Buchanan's historical mistakes

n Patrick Buchanan's view of US history, 1897 was a very good year, with the nation protected by two vast oceans and President William McKinley promising to keep us out of war. A century of conflict has intervened, and Buchanan's views on foreign policy, shaped by a bitter isolationism, make him unfit to be president.

Yet George W. Bush wants to keep Buchanan in the Republican Party, and if he bolts, the Reform Party is considering nominating him for president. Based on the views expounded in his new book ''A Republic, Not an Empire,'' Buchanan has no place in the leading ranks of any party that aspires to the presidency.

In the book, Buchanan belittles McKinley for getting the United States into war with Spain and Woodrow Wilson for leading the nation into World War I. Buchanan reserves his harshest criticism for Franklin D. Roosevelt, ''anxious, even desperate'' to get the United States into World War II. In Buchanan's view, the United States should have done its utmost to avoid war with Germany or Japan, and Britain and France should not have resisted Hitler's aggression against Poland.

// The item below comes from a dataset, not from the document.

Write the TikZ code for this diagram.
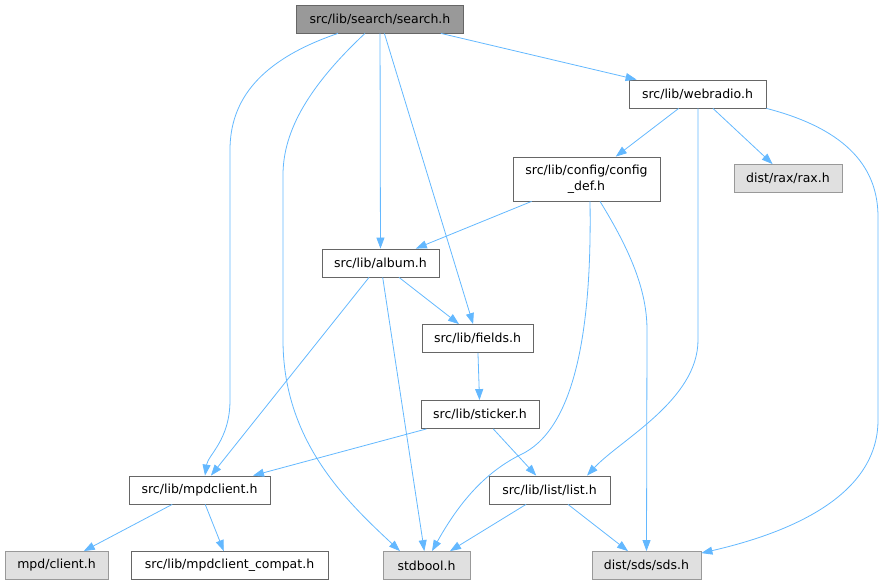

''Had Britain and France not given the guarantee to Poland,'' Buchanan writes, ''Hitler would almost surely have delivered his first great blow to Stalin's Russia. Britain and France would have had additional years to help build up their air forces and armies and to purchase, as neutrals, whatever munitions they needed from the United States. If the revealed horrors of Nazism in the East mandated a war, the Allies could have chosen the time and the place to strike.''

Buchanan's disdain of past conflicts shapes his perspective on the US role today. He opposes every Cold War alliance with the possible exception of NATO. He wants the United States to dismantle the accords with Japan and South Korea that have kept the peace in the North Pacific for four decades. He wants an end to the US military involvement in the Persian Gulf that has safeguarded the world's major source of oil. ''We are but 4 percent of the world's population,'' he writes, ''and cannot be held eternally responsible for the peace and security of half the planet.''

Much the same was said in 1919 just after World War I. Wilson was trying to fashion a new international order and agreed with the British on a treaty to protect France from German attack. That accord got lost in the debacle following the Senate defeat of the Versailles peace agreement with Germany - a rejection Buchanan supports.

If the United States had remained engaged in European security issues, Franklin Roosevelt could have helped prevent Hitler's occupation of the Rhineland on the border with France in 1936. Instead, Germany was allowed to pick off that territory, then Austria and Czechoslovakia, before Britain and France drew the line at Poland. The United States did nothing.

Once the war had begun with an unprovoked German attack on Poland, it was clear to Britain and France that Hitler could never be trusted. After France fell, Britain had to fight on, as Winston Churchill said, to prevent the world from sinking ''into the abyss of a new Dark Age made more sinister, and perhaps more protracted, by the lights of perverted science.''

Churchill understood, as Buchanan does not, that the victor in a Russo-German war would have dominated Europe from the English Channel to the Ural Mountains. If it were a draw, Germany would have controlled the industrial heart of the continent, and its engineers would have been working on missiles and jet fighters, both of which came into service by 1945 anyway. Could an atomic bomb have been far behind?

Franklin Roosevelt shared Churchill's insight. Had the United States not acted in concert with Britain and the Soviet Union, it might have faced a different kind of Cold War - against Nazi Germany and Japan. (Buchanan would have made a deal with the Japanese to avert Pearl Harbor.)

Roosevelt's policies inaugurated an era of US engagement with the world that continues to this day. While this approach has not been without peril, as shown in Vietnam, it has averted a world conflagration that would have been far worse than World War II, in which 55 million people died, among them 407,000 Americans. And today democracy, not Nazism, is the worldwide political ideal.

In Buchanan's view, those US casualties were unnecessary. He has earned Senator John McCain's rebuke for seeming to slight their sacrifice. Isolationists who shared Buchanan's worldview kept the United States from the steadfast commitment to European security that might have prevented World War II and that, when belatedly maintained with NATO, kept the peace during the Cold War.

Buchanan's isolationism should not have blinkered US policy in the first part of the 20th century. It has no place as the nation enters the 21st.